Reality of Today’s Appraisal Environment
The real scourge of what’s been happening to appraisers for the past 5 years (yes, it started prior to the last election) has been revealed by Mr. Isaac Peck, in this article. You really need to read it, perhaps again, if you saw it come through your email on Wednesday October 25. Isaac has allowed me to “re-broadcast” his article. Yes, it’s a ‘sales promotion’ but it contains critical information appraisers need to know about.
The first paragraph, contained within the two lines, is something I’ve been questioning for many years. “Who is DEFENDING appraisers?” I can categorically tell you it’s not the various appraiser organizations, of which I belong to two national ones, and one state one. I’ve never seen any of them actually communicate cohesively, collectively (or even singly) to CONSUMERS and other political people directly about what the appraisal process is, how appraisers do their work, and what we cannot do in the process of doing appraisal reports. It’s like they are afraid to tell the truth. Instead, they sit on their thumbs and do nothing publicly.
As a result, ‘we’ as a fragmented, unorganized and disjointed group, have become easy targets as the scapegoats for “bad values” being promoted as discriminatory and racist by certain people who believe they are victims. That mantra has been adopted by various people, from President Biden (as Isaac correctly identifies), down to and including the very agency who promoted racial discrimination and bias for DECADES,that being the Federal Government’s Department of Housing and Urban Development (HUD).
Meanwhile, the two GSE’s and various other individuals, who themselves are biased, are promoting the point that appraisers are discriminatory based on reported personal CENSUS demographic and racial details which appraisers are forbidden to consider when doing their work.
What’s conveniently overlooked is the fact that a multiplicity of factors go into property values, which result in the sales prices we see across various properties in our markets. Appraisers don’t control the sales prices. All we do is gather facts and report what is found. Yet the false narrative is being promoted that ‘we’ do influence property sales prices which result in the values we report.
Adverse news reports have resulted in state and local laws that denigrate appraisers by suggesting that, ‘we’ are biased and discriminatory if we dare to report a market value different from the “assumed” value of a particular property. California has such a law. Proposed legislation in Prince George’s County, Maryland (immediately adjacent to Washington DC) will be designed to: prohibit real estate appraisers from considering race, ethnicity, color, religion, sex, gender identity, age, disability, familial status or national origin in their real estate appraisal analysis.

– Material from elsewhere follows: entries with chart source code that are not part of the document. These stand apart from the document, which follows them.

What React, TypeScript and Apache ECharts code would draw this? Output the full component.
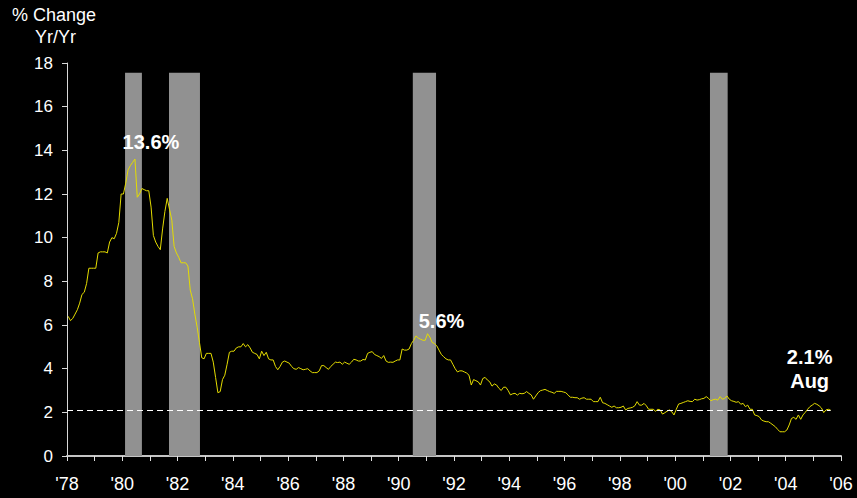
import React, { useEffect, useRef } from "react";
import * as echarts from "echarts";

// Core consumer prices, % change year over year, monthly (Jan..Dec)
const core1978 = [6.4, 6.2, 6.3, 6.5, 6.7, 7.0, 7.4, 7.5, 7.9, 8.6, 8.6, 8.6];
const core1979 = [8.6, 9.3, 9.35, 9.35, 9.35, 9.3, 9.8, 10.0, 9.95, 10.2, 10.7, 12.0];
const core1980 = [12.0, 12.5, 13.1, 13.3, 13.45, 13.6, 11.85, 12.0, 12.25, 12.2, 12.15, 12.15];
const core1981 = [11.4, 10.1, 9.8, 9.6, 9.45, 10.4, 11.2, 11.8, 11.3, 10.8, 9.6, 9.3];
const core1982 = [9.1, 8.85, 8.85, 8.85, 8.7, 7.6, 7.2, 6.5, 5.9, 5.2, 4.5, 4.45];
const core1983 = [4.7, 4.7, 4.7, 4.3, 3.6, 2.9, 2.95, 3.5, 3.7, 4.2, 4.75, 4.8];
const core1984 = [4.8, 4.95, 5.0, 5.0, 5.15, 5.0, 5.1, 4.95, 4.75, 4.7, 4.65, 4.45];
const core1985 = [4.8, 4.6, 4.75, 4.45, 4.4, 4.4, 4.1, 3.95, 4.1, 4.3, 4.35, 4.3];
const core1986 = [4.25, 4.1, 4.0, 3.97, 4.05, 4.0, 3.95, 3.97, 4.0, 3.9, 3.82, 3.82];
const core1987 = [3.82, 3.9, 4.14, 4.14, 4.05, 3.97, 4.1, 4.2, 4.3, 4.28, 4.3, 4.2];
const core1988 = [4.3, 4.25, 4.2, 4.3, 4.43, 4.4, 4.35, 4.35, 4.42, 4.4, 4.7, 4.75];
const core1989 = [4.78, 4.65, 4.6, 4.55, 4.47, 4.6, 4.35, 4.29, 4.3, 4.29, 4.35, 4.4];
const core1990 = [4.4, 4.9, 4.85, 4.85, 4.9, 5.15, 5.3, 5.5, 5.4, 5.35, 5.3, 5.3];
const core1991 = [5.6, 5.45, 5.2, 5.15, 5.05, 4.85, 4.65, 4.55, 4.45, 4.4, 4.4, 4.2];
const core1992 = [4.0, 3.85, 3.9, 3.9, 3.85, 3.8, 3.7, 3.25, 3.5, 3.45, 3.4, 3.25];
const core1993 = [3.55, 3.6, 3.48, 3.4, 3.2, 3.3, 3.25, 3.1, 3.0, 3.15, 3.15, 3.0];
const core1994 = [2.8, 2.85, 2.87, 2.79, 2.87, 2.85, 2.87, 2.95, 2.87, 2.8, 2.6, 2.75];
const core1995 = [2.9, 2.99, 3.02, 3.05, 3.0, 2.95, 2.92, 2.87, 2.96, 2.96, 2.96, 2.93];
const core1996 = [2.9, 2.8, 2.69, 2.69, 2.67, 2.67, 2.6, 2.65, 2.67, 2.6, 2.6, 2.6];
const core1997 = [2.49, 2.49, 2.49, 2.69, 2.44, 2.41, 2.35, 2.29, 2.23, 2.29, 2.21, 2.21];
const core1998 = [2.23, 2.29, 2.11, 2.18, 2.2, 2.23, 2.3, 2.49, 2.33, 2.33, 2.41, 2.3];
const core1999 = [2.14, 2.14, 2.14, 2.05, 2.14, 2.11, 1.92, 1.98, 2.05, 2.11, 2.03, 1.88];
const core2000 = [2.14, 2.38, 2.41, 2.45, 2.49, 2.53, 2.5, 2.49, 2.6, 2.56, 2.58, 2.62];
const core2001 = [2.64, 2.72, 2.64, 2.53, 2.58, 2.6, 2.56, 2.72, 2.6, 2.64, 2.75, 2.6];
const core2002 = [2.53, 2.5, 2.46, 2.49, 2.37, 2.41, 2.26, 2.33, 2.14, 2.14, 1.88, 1.85];
const core2003 = [1.8, 1.65, 1.6, 1.57, 1.57, 1.5, 1.42, 1.34, 1.22, 1.11, 1.11, 1.11];
const core2004 = [1.19, 1.42, 1.72, 1.77, 1.68, 1.88, 1.68, 1.88, 2.0, 2.14, 2.26, 2.33];
const core2005 = [2.41, 2.37, 2.3, 2.2, 1.99, 2.11, 2.14, 2.1];

const firstYear = 1978;
const yearlyRows = [
  core1978, core1979, core1980, core1981, core1982, core1983, core1984,
  core1985, core1986, core1987, core1988, core1989, core1990, core1991,
  core1992, core1993, core1994, core1995, core1996, core1997, core1998,
  core1999, core2000, core2001, core2002, core2003, core2004, core2005,
];

// Recession periods, in fractional years
const recessions = [
  [1980.1, 1980.71],
  [1981.69, 1982.81],
  [1990.51, 1991.35],
  [2001.26, 2001.9],
];
const recessionTop = 17.55;

// Axis ranges and callouts
const xMin = 1978;
const xMax = 2006;
const yMin = 0;
const yMax = 18;
const yStep = 2;
const referenceLevel = 2.1;
const peakLabels = ["13.6%", "5.6%"];
const latestLabel = ["2.1%", "Aug"];

const FONT = "'Liberation Sans', Arial, Helvetica, sans-serif";

function buildSeries(): [number, number][] {
  const out: [number, number][] = [];
  yearlyRows.forEach((row, yi) => {
    row.forEach((v, m) => {
      out.push([firstYear + yi + (m + 0.5) / 12, v]);
    });
  });
  return out;
}

export default function App() {
  const ref = useRef<HTMLDivElement>(null);

  useEffect(() => {
    document.body.style.margin = "0";
    document.body.style.background = "#000";
    if (!ref.current) return;
    const chart = echarts.init(ref.current, undefined, { renderer: "svg" });

    const points = buildSeries();
    const findPeak = (from: number, to: number) => {
      let best: [number, number] | null = null;
      for (const p of points) {
        if (p[0] >= from && p[0] < to && (!best || p[1] > best[1])) best = p;
      }
      return best as [number, number];
    };
    const peak80 = findPeak(1979, 1982);
    const peak90 = findPeak(1989, 1993);
    const last = points[points.length - 1];

    const calloutLabel = {
      show: true,
      position: "inside" as const,
      color: "#ffffff",
      fontFamily: FONT,
      fontWeight: "bold" as const,
      fontSize: 20,
      lineHeight: 24,
    };

    chart.setOption({
      animation: false,
      backgroundColor: "#000000",
      grid: {
        left: 67,
        right: 16,
        top: 63,
        bottom: 42,
        outerBoundsMode: "none",
      },
      xAxis: {
        type: "value",
        min: xMin,
        max: xMax,
        interval: 1,
        axisLine: { show: true, lineStyle: { color: "#c4c4c4", width: 2 } },
        axisTick: { show: true, length: 5, lineStyle: { color: "#e0e0e0", width: 1 } },
        splitLine: { show: false },
        axisLabel: {
          color: "#ffffff",
          fontFamily: FONT,
          fontSize: 18,
          margin: 19,
          showMinLabel: true,
          showMaxLabel: true,
          formatter: (v: number) =>
            Math.round(v) % 2 === 0 ? "'" + String(Math.round(v)).slice(2) : "",
        },
      },
      yAxis: {
        type: "value",
        min: yMin,
        max: yMax,
        interval: yStep,
        axisLine: { show: true, lineStyle: { color: "#d8d8d8", width: 1 } },
        axisTick: { show: true, length: 5, lineStyle: { color: "#d8d8d8", width: 1 } },
        splitLine: { show: false },
        axisLabel: {
          color: "#ffffff",
          fontFamily: FONT,
          fontSize: 17,
          margin: 14,
        },
      },
      graphic: [
        {
          type: "text",
          left: 12,
          top: 6,
          style: {
            text: "% Change",
            fill: "#ffffff",
            font: `18px ${FONT}`,
          },
        },
        {
          type: "text",
          left: 35,
          top: 28,
          style: {
            text: "Yr/Yr",
            fill: "#ffffff",
            font: `18px ${FONT}`,
          },
        },
      ],
      series: [
        {
          name: "Recessions",
          type: "line",
          data: [],
          z: 1,
          silent: true,
          markArea: {
            silent: true,
            itemStyle: { color: "#919191", opacity: 1 },
            data: recessions.map(([a, b]) => [
              { xAxis: a, yAxis: 0 },
              { xAxis: b, yAxis: recessionTop },
            ]),
          },
        },
        {
          name: "Core CPI",
          type: "line",
          data: points,
          z: 3,
          showSymbol: false,
          symbol: "none",
          lineStyle: { color: "#e4dc00", width: 1 },
          markLine: {
            silent: true,
            symbol: ["none", "none"],
            label: { show: false },
            lineStyle: { color: "#ffffff", width: 1, type: [6, 4] },
            data: [[{ coord: [xMin, referenceLevel] }, { coord: [last[0], referenceLevel] }]],
          },
          markPoint: {
            silent: true,
            symbol: "circle",
            symbolSize: 0,
            data: [
              {
                coord: peak80,
                label: { ...calloutLabel, offset: [16, -17], formatter: peakLabels[0] },
              },
              {
                coord: peak90,
                label: { ...calloutLabel, offset: [14, -13], formatter: peakLabels[1] },
              },
              {
                coord: last,
                label: {
                  ...calloutLabel,
                  offset: [-21, -41],
                  formatter: latestLabel.join("\n"),
                },
              },
            ],
          },
        },
      ],
    });

    return () => chart.dispose();
  }, []);

  return <div ref={ref} style={{ width: 857, height: 498, background: "#000" }} />;
}
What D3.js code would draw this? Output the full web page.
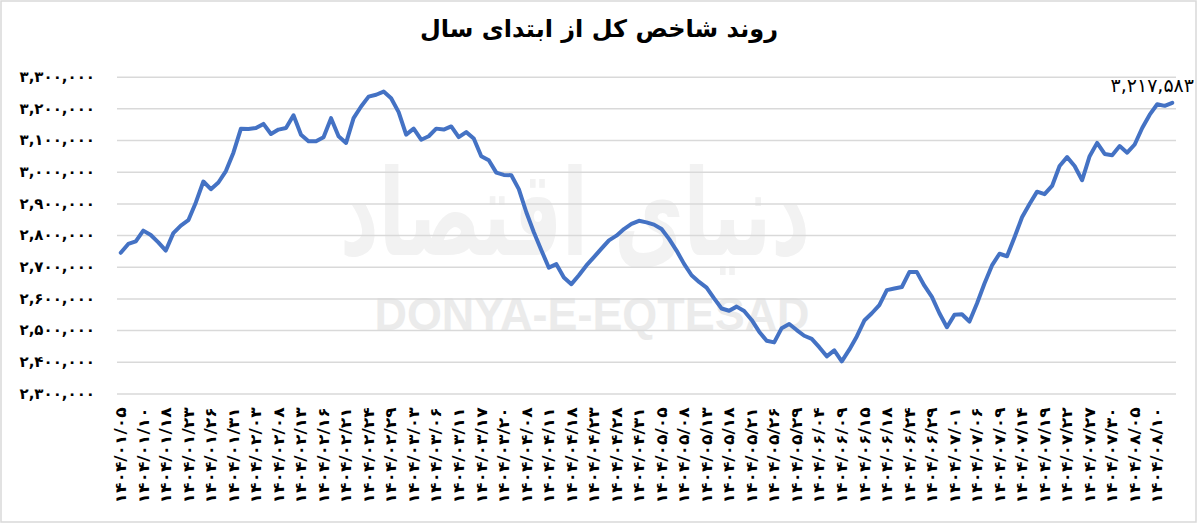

These legislative agendas have been allowed into law because many appraisers and the various organizations fail to communicate with the people making the rules that we are already required, by laws, USPAP and policies, to not consider any of the alleged activity when we do our reports.
The one positive aspect of this load of bovine substance is Discrimination and Racial Bias in appraisals is extremely difficult to prove definitively, especially if the appraiser concentrates on CHARACTERISTICS and FEATURES of the property, as compared to other properties nearby. So far, despite what you’ve heard about “settlement” actions and the attached gag orders, there has been none proven in a court. Proving discriminatory activity is hard, which is probably one reason HUD is dragging their collective feet in resolving the filed complaints. What has been done by HUD is extraction of settlement amounts from appraisers who don’t have financial resources to continue fighting the allegations. That amounts to tyrannical action by a government agency.
Protect yourself, if you continue to do mortgage lending work, by concentrating on the property features and characteristics, not on who lives there. Keep good records of research regarding properties in your workfile. Write reports with specific details and eliminate any subjective terms (appraisers are having real struggles with this!). And if your reported value is lower than the sale contract price, make sure you include details of why you made that decision. Do the same with any refi assignments, and unfortunately it might be appropriate due to the current environment, to casually inquire about the ‘expected’ value so that you can have a good basis to defend your market value decision.